* [Job]:
From the records below, copy out exactly the lines from the one containing "Rebuild this diagram" to the one containing "minimum width=96.5pt, minimum", both included. Add nothing else.

* [Dataset content]:

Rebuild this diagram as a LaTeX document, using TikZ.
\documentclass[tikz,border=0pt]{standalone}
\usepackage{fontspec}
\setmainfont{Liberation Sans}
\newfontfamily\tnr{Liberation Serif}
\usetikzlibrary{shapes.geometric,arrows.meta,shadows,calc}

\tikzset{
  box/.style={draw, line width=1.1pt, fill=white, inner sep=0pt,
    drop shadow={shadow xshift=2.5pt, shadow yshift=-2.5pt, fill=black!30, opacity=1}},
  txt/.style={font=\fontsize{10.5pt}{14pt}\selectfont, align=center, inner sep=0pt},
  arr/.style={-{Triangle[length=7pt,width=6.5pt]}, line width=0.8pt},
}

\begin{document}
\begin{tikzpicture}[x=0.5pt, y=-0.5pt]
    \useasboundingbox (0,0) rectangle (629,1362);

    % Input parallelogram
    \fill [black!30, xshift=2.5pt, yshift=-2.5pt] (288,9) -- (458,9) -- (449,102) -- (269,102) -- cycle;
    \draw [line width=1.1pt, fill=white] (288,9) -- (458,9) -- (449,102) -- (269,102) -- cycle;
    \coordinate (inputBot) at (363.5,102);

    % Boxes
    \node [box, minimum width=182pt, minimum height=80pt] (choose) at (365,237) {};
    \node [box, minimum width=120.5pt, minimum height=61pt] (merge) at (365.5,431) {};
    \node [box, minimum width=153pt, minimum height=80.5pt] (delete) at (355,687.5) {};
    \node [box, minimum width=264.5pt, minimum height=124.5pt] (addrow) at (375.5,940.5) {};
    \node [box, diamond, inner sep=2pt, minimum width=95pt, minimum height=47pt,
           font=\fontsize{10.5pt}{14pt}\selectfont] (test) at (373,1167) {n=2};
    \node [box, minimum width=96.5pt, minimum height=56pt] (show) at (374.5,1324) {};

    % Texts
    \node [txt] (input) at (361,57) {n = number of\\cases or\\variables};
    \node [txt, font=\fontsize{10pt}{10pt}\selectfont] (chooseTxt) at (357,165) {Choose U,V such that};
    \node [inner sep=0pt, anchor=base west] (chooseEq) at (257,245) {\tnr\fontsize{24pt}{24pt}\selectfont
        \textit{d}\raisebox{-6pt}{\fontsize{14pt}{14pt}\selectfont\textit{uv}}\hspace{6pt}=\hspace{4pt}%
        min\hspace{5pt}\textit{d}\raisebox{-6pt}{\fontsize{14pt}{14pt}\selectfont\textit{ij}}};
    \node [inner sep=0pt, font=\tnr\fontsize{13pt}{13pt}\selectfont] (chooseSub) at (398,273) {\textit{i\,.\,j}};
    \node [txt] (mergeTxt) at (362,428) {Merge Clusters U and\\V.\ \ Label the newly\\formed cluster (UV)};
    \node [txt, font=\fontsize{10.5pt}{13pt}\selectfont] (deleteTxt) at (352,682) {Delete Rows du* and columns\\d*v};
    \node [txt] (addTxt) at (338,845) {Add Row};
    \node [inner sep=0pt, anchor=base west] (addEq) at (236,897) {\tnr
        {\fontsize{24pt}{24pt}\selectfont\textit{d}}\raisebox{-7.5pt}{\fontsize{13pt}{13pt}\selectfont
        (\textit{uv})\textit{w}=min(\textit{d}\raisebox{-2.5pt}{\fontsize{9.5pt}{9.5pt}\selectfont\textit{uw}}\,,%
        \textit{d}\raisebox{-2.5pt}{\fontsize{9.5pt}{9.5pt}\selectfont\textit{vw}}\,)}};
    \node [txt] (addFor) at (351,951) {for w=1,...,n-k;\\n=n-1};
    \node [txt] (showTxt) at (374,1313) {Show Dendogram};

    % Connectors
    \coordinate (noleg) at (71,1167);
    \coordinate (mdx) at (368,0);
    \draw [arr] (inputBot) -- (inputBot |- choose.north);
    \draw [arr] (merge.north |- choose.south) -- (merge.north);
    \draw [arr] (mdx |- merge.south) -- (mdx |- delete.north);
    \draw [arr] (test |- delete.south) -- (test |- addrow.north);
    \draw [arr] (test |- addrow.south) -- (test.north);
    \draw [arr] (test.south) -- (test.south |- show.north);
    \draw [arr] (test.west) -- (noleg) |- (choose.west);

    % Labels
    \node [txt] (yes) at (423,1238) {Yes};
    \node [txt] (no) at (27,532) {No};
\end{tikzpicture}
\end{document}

---

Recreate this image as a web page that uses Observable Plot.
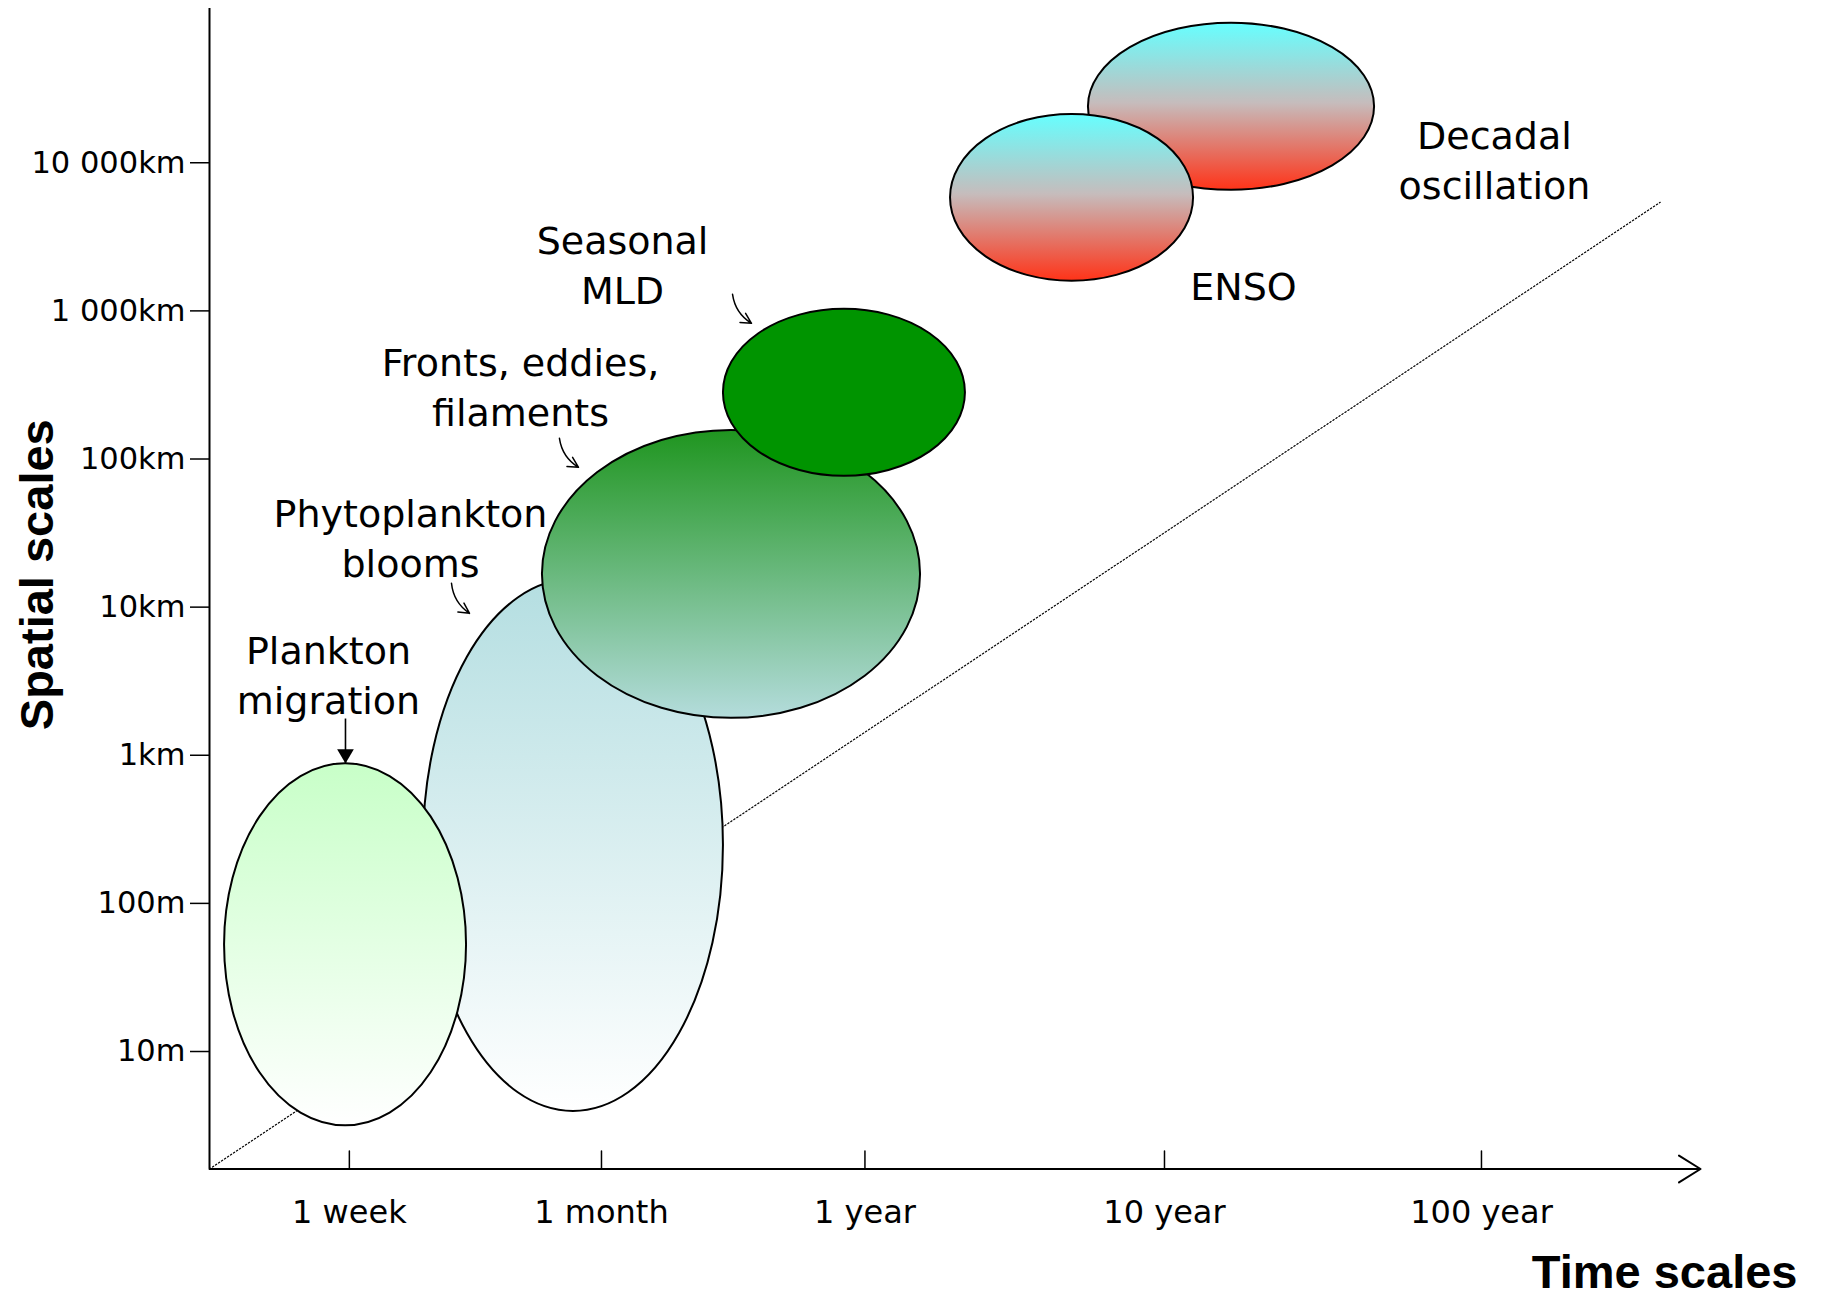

--

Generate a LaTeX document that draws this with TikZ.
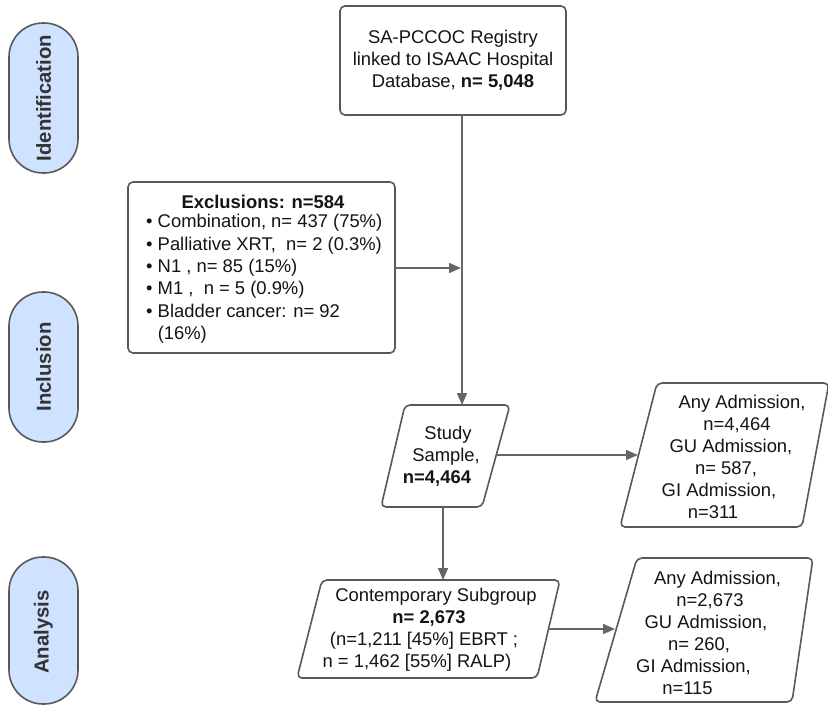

* [Written response]:
Rebuild this diagram as a LaTeX document, using TikZ.
\documentclass[tikz,border=0pt]{standalone}
\usepackage{fontspec}
\setmainfont{Liberation Sans}
\newfontfamily\tnr{Liberation Serif}
\usetikzlibrary{shapes.geometric,arrows.meta,shadows,calc}

\tikzset{
  box/.style={draw, line width=1.1pt, fill=white, inner sep=0pt,
    drop shadow={shadow xshift=2.5pt, shadow yshift=-2.5pt, fill=black!30, opacity=1}},
  txt/.style={font=\fontsize{10.5pt}{14pt}\selectfont, align=center, inner sep=0pt},
  arr/.style={-{Triangle[length=7pt,width=6.5pt]}, line width=0.8pt},
}

\begin{document}
\begin{tikzpicture}[x=0.5pt, y=-0.5pt]
    \useasboundingbox (0,0) rectangle (629,1362);

    % Input parallelogram
    \fill [black!30, xshift=2.5pt, yshift=-2.5pt] (288,9) -- (458,9) -- (449,102) -- (269,102) -- cycle;
    \draw [line width=1.1pt, fill=white] (288,9) -- (458,9) -- (449,102) -- (269,102) -- cycle;
    \coordinate (inputBot) at (363.5,102);

    % Boxes
    \node [box, minimum width=182pt, minimum height=80pt] (choose) at (365,237) {};
    \node [box, minimum width=120.5pt, minimum height=61pt] (merge) at (365.5,431) {};
    \node [box, minimum width=153pt, minimum height=80.5pt] (delete) at (355,687.5) {};
    \node [box, minimum width=264.5pt, minimum height=124.5pt] (addrow) at (375.5,940.5) {};
    \node [box, diamond, inner sep=2pt, minimum width=95pt, minimum height=47pt,
           font=\fontsize{10.5pt}{14pt}\selectfont] (test) at (373,1167) {n=2};
    \node [box, minimum width=96.5pt, minimum height=56pt] (show) at (374.5,1324) {};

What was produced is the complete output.